Data lines |
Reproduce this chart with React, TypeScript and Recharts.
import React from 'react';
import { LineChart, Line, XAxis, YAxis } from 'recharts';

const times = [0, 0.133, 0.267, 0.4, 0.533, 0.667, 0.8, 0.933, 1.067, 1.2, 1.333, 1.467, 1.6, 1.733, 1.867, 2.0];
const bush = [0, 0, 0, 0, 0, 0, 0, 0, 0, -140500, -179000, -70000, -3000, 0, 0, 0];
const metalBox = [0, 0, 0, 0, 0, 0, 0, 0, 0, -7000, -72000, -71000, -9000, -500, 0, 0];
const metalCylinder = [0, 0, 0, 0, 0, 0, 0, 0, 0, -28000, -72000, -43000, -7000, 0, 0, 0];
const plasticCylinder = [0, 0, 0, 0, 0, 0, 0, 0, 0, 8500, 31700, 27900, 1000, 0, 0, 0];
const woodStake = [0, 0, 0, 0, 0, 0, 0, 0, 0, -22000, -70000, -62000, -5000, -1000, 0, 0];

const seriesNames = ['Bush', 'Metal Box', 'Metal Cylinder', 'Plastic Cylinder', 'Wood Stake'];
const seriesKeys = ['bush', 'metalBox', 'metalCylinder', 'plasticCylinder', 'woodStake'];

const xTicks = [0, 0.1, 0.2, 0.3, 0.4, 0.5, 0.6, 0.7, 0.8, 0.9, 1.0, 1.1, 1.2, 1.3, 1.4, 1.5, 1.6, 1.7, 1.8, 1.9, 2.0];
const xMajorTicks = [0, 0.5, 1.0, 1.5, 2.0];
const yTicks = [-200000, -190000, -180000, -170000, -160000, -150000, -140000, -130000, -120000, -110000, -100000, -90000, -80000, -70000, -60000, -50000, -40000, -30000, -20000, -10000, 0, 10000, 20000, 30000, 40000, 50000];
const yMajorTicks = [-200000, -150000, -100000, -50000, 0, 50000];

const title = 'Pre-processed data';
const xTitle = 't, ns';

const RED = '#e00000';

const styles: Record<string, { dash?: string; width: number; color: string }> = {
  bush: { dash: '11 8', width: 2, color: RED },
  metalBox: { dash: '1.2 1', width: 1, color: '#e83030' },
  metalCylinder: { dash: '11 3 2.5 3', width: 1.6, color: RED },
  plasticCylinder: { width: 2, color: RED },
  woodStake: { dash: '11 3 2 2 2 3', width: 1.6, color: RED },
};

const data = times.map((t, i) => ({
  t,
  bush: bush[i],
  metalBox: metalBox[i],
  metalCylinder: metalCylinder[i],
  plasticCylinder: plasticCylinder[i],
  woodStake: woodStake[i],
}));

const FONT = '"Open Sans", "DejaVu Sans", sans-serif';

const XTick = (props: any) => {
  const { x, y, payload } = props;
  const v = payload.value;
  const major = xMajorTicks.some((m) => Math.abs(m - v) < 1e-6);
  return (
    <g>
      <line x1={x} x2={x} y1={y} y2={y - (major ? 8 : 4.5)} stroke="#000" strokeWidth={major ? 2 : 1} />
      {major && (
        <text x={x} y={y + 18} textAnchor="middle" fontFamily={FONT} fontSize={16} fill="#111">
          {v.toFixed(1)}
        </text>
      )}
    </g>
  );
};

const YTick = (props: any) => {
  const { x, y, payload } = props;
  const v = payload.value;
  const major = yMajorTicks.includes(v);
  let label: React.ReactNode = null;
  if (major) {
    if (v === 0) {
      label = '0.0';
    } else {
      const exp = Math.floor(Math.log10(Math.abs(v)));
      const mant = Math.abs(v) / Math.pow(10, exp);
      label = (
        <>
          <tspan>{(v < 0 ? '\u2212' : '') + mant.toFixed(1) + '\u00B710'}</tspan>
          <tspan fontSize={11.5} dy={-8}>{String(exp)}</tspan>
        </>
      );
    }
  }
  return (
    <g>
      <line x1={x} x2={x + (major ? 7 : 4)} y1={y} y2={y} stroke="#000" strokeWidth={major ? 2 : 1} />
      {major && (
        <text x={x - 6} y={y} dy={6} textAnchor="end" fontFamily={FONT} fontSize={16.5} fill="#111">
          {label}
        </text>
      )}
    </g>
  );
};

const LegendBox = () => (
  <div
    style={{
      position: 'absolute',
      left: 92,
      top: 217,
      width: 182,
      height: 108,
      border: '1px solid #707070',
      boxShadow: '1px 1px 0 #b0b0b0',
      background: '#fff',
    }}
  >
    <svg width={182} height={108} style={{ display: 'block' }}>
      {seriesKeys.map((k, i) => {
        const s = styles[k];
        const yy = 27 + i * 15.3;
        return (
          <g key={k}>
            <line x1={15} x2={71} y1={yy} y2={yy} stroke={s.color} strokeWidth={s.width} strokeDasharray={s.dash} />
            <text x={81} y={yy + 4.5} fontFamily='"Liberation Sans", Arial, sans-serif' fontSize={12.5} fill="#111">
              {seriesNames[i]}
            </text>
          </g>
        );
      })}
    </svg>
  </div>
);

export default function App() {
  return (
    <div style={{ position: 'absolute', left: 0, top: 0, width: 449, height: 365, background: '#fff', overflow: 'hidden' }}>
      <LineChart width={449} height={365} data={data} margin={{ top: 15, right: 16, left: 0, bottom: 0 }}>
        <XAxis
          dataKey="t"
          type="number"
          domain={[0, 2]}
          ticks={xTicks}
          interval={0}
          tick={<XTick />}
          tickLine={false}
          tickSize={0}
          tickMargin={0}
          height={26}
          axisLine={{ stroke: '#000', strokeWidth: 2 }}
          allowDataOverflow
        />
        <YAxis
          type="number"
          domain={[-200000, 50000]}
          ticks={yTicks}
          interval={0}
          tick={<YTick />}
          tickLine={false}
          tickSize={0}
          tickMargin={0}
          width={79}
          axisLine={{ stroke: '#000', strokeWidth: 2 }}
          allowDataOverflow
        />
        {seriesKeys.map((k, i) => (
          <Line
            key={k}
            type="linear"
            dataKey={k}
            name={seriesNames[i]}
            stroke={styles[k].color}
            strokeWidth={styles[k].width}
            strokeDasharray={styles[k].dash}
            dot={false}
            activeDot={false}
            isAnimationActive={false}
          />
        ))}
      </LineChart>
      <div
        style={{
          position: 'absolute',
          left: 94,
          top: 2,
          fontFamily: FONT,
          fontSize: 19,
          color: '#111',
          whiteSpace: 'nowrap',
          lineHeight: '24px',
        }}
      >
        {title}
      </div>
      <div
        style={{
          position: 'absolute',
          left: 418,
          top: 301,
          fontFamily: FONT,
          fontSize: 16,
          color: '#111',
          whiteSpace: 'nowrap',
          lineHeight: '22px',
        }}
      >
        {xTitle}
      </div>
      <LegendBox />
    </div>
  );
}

The exercise | Every line above should be written out again exactly as it stands.

Exercise response |
Reproduce this chart with React, TypeScript and Recharts.
import React from 'react';
import { LineChart, Line, XAxis, YAxis } from 'recharts';

const times = [0, 0.133, 0.267, 0.4, 0.533, 0.667, 0.8, 0.933, 1.067, 1.2, 1.333, 1.467, 1.6, 1.733, 1.867, 2.0];
const bush = [0, 0, 0, 0, 0, 0, 0, 0, 0, -140500, -179000, -70000, -3000, 0, 0, 0];
const metalBox = [0, 0, 0, 0, 0, 0, 0, 0, 0, -7000, -72000, -71000, -9000, -500, 0, 0];
const metalCylinder = [0, 0, 0, 0, 0, 0, 0, 0, 0, -28000, -72000, -43000, -7000, 0, 0, 0];
const plasticCylinder = [0, 0, 0, 0, 0, 0, 0, 0, 0, 8500, 31700, 27900, 1000, 0, 0, 0];
const woodStake = [0, 0, 0, 0, 0, 0, 0, 0, 0, -22000, -70000, -62000, -5000, -1000, 0, 0];

const seriesNames = ['Bush', 'Metal Box', 'Metal Cylinder', 'Plastic Cylinder', 'Wood Stake'];
const seriesKeys = ['bush', 'metalBox', 'metalCylinder', 'plasticCylinder', 'woodStake'];

const xTicks = [0, 0.1, 0.2, 0.3, 0.4, 0.5, 0.6, 0.7, 0.8, 0.9, 1.0, 1.1, 1.2, 1.3, 1.4, 1.5, 1.6, 1.7, 1.8, 1.9, 2.0];
const xMajorTicks = [0, 0.5, 1.0, 1.5, 2.0];
const yTicks = [-200000, -190000, -180000, -170000, -160000, -150000, -140000, -130000, -120000, -110000, -100000, -90000, -80000, -70000, -60000, -50000, -40000, -30000, -20000, -10000, 0, 10000, 20000, 30000, 40000, 50000];
const yMajorTicks = [-200000, -150000, -100000, -50000, 0, 50000];

const title = 'Pre-processed data';
const xTitle = 't, ns';

const RED = '#e00000';

const styles: Record<string, { dash?: string; width: number; color: string }> = {
  bush: { dash: '11 8', width: 2, color: RED },
  metalBox: { dash: '1.2 1', width: 1, color: '#e83030' },
  metalCylinder: { dash: '11 3 2.5 3', width: 1.6, color: RED },
  plasticCylinder: { width: 2, color: RED },
  woodStake: { dash: '11 3 2 2 2 3', width: 1.6, color: RED },
};

const data = times.map((t, i) => ({
  t,
  bush: bush[i],
  metalBox: metalBox[i],
  metalCylinder: metalCylinder[i],
  plasticCylinder: plasticCylinder[i],
  woodStake: woodStake[i],
}));

const FONT = '"Open Sans", "DejaVu Sans", sans-serif';

const XTick = (props: any) => {
  const { x, y, payload } = props;
  const v = payload.value;
  const major = xMajorTicks.some((m) => Math.abs(m - v) < 1e-6);
  return (
    <g>
      <line x1={x} x2={x} y1={y} y2={y - (major ? 8 : 4.5)} stroke="#000" strokeWidth={major ? 2 : 1} />
      {major && (
        <text x={x} y={y + 18} textAnchor="middle" fontFamily={FONT} fontSize={16} fill="#111">
          {v.toFixed(1)}
        </text>
      )}
    </g>
  );
};

const YTick = (props: any) => {
  const { x, y, payload } = props;
  const v = payload.value;
  const major = yMajorTicks.includes(v);
  let label: React.ReactNode = null;
  if (major) {
    if (v === 0) {
      label = '0.0';
    } else {
      const exp = Math.floor(Math.log10(Math.abs(v)));
      const mant = Math.abs(v) / Math.pow(10, exp);
      label = (
        <>
          <tspan>{(v < 0 ? '\u2212' : '') + mant.toFixed(1) + '\u00B710'}</tspan>
          <tspan fontSize={11.5} dy={-8}>{String(exp)}</tspan>
        </>
      );
    }
  }
  return (
    <g>
      <line x1={x} x2={x + (major ? 7 : 4)} y1={y} y2={y} stroke="#000" strokeWidth={major ? 2 : 1} />
      {major && (
        <text x={x - 6} y={y} dy={6} textAnchor="end" fontFamily={FONT} fontSize={16.5} fill="#111">
          {label}
        </text>
      )}
    </g>
  );
};

const LegendBox = () => (
  <div
    style={{
      position: 'absolute',
      left: 92,
      top: 217,
      width: 182,
      height: 108,
      border: '1px solid #707070',
      boxShadow: '1px 1px 0 #b0b0b0',
      background: '#fff',
    }}
  >
    <svg width={182} height={108} style={{ display: 'block' }}>
      {seriesKeys.map((k, i) => {
        const s = styles[k];
        const yy = 27 + i * 15.3;
        return (
          <g key={k}>
            <line x1={15} x2={71} y1={yy} y2={yy} stroke={s.color} strokeWidth={s.width} strokeDasharray={s.dash} />
            <text x={81} y={yy + 4.5} fontFamily='"Liberation Sans", Arial, sans-serif' fontSize={12.5} fill="#111">
              {seriesNames[i]}
            </text>
          </g>
        );
      })}
    </svg>
  </div>
);

export default function App() {
  return (
    <div style={{ position: 'absolute', left: 0, top: 0, width: 449, height: 365, background: '#fff', overflow: 'hidden' }}>
      <LineChart width={449} height={365} data={data} margin={{ top: 15, right: 16, left: 0, bottom: 0 }}>
        <XAxis
          dataKey="t"
          type="number"
          domain={[0, 2]}
          ticks={xTicks}
          interval={0}
          tick={<XTick />}
          tickLine={false}
          tickSize={0}
          tickMargin={0}
          height={26}
          axisLine={{ stroke: '#000', strokeWidth: 2 }}
          allowDataOverflow
        />
        <YAxis
          type="number"
          domain={[-200000, 50000]}
          ticks={yTicks}
          interval={0}
          tick={<YTick />}
          tickLine={false}
          tickSize={0}
          tickMargin={0}
          width={79}
          axisLine={{ stroke: '#000', strokeWidth: 2 }}
          allowDataOverflow
        />
        {seriesKeys.map((k, i) => (
          <Line
            key={k}
            type="linear"
            dataKey={k}
            name={seriesNames[i]}
            stroke={styles[k].color}
            strokeWidth={styles[k].width}
            strokeDasharray={styles[k].dash}
            dot={false}
            activeDot={false}
            isAnimationActive={false}
          />
        ))}
      </LineChart>
      <div
        style={{
          position: 'absolute',
          left: 94,
          top: 2,
          fontFamily: FONT,
          fontSize: 19,
          color: '#111',
          whiteSpace: 'nowrap',
          lineHeight: '24px',
        }}
      >
        {title}
      </div>
      <div
        style={{
          position: 'absolute',
          left: 418,
          top: 301,
          fontFamily: FONT,
          fontSize: 16,
          color: '#111',
          whiteSpace: 'nowrap',
          lineHeight: '22px',
        }}
      >
        {xTitle}
      </div>
      <LegendBox />
    </div>
  );
}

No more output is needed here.